The Sankarani River (French: Fleuve Sankarani) is a tributary of the Niger River. Flowing northward from the Guinea Highlands of the Fouta Djallon in Guinea, it crosses into southern Mali, where it joins the Niger approximately 40 km upstream of Bamako, the capital of Mali. It forms part of the Ivory Coast-Guinea and Guinea–Mali borders.

The Sankarani River watershed, traditionally well suited to crops and rich in iron and gold, covers some 35500 km2, two-thirds of which are in Guinea, where it is joined by three tributaries: the Kourai, Yeremou and Dion Rivers. In Mali, it flows into the Niger River upstream of Bamako near the village of Kourouba.

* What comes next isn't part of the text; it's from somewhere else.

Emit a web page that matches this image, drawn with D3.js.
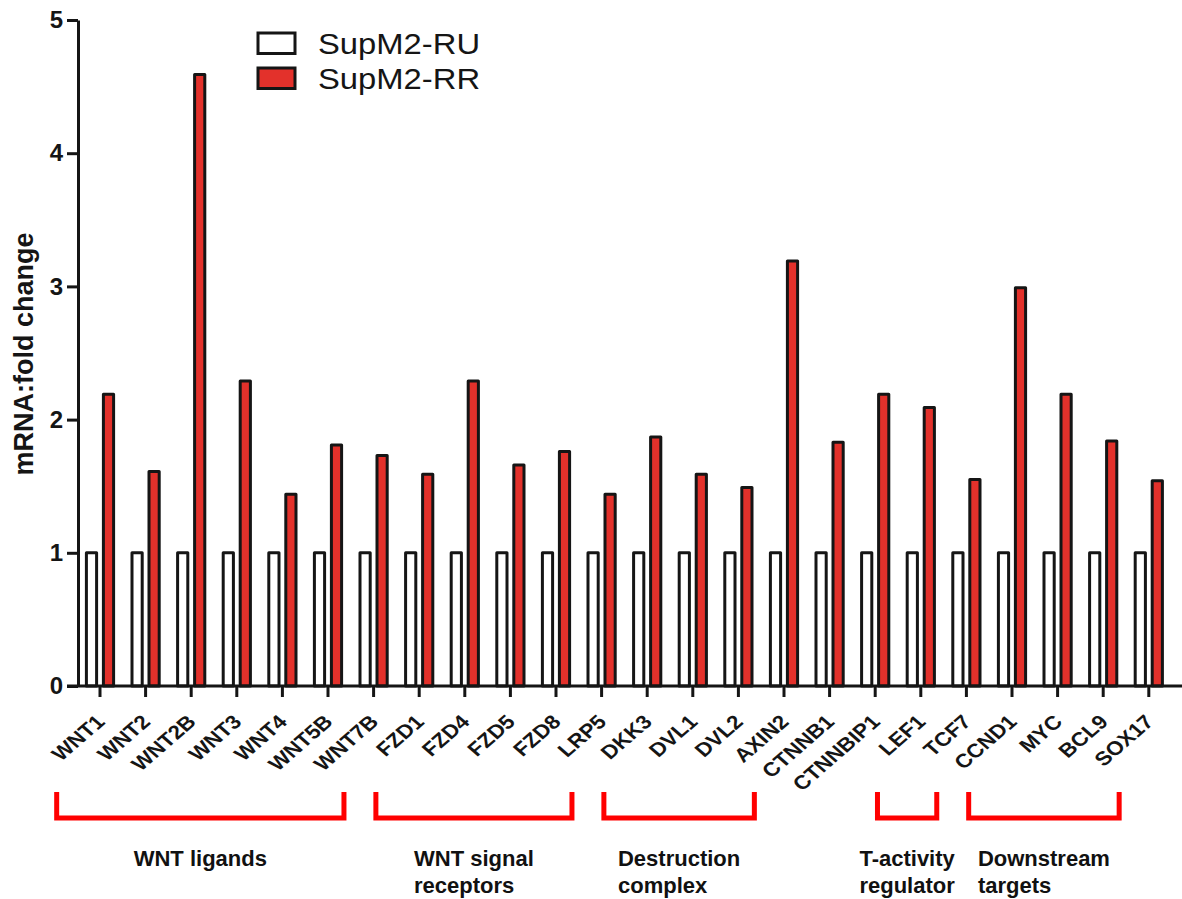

Construction of the Sélingué Dam began in 1980, with the goal of supplying Bamako with electricity; it was inaugurated on 13 December 1982. It and the accompanying hydroelectric plant comprised the largest development project in Malian history up to that time. The plant has the capacity to produce 44.8 million kilowatt-hours of electricity. An irrigation scheme was also implemented, initially to compensate people who had to be moved; it covered 1200 ha, split up among 1943 plot holders, or 60000 ha.

The Sankanarni has a discontinuous floodplain over a distance of 170 km in Guinea. The river banks support gallery forests, though the Selingue Dam's reservoir covered many of them. As of 2008, more than a thousand fishermen caught "between 400 and 1000 kg/day in peak season and 10 to 50 kg/day in low season (March to May)" in the section of the river between the dam and the junction with the Niger.

At the height of its power, from the 13th to 16th centuries CE, the capital of the ancient Mali Empire is believed to have been at Niani, on the banks of the Sankarani.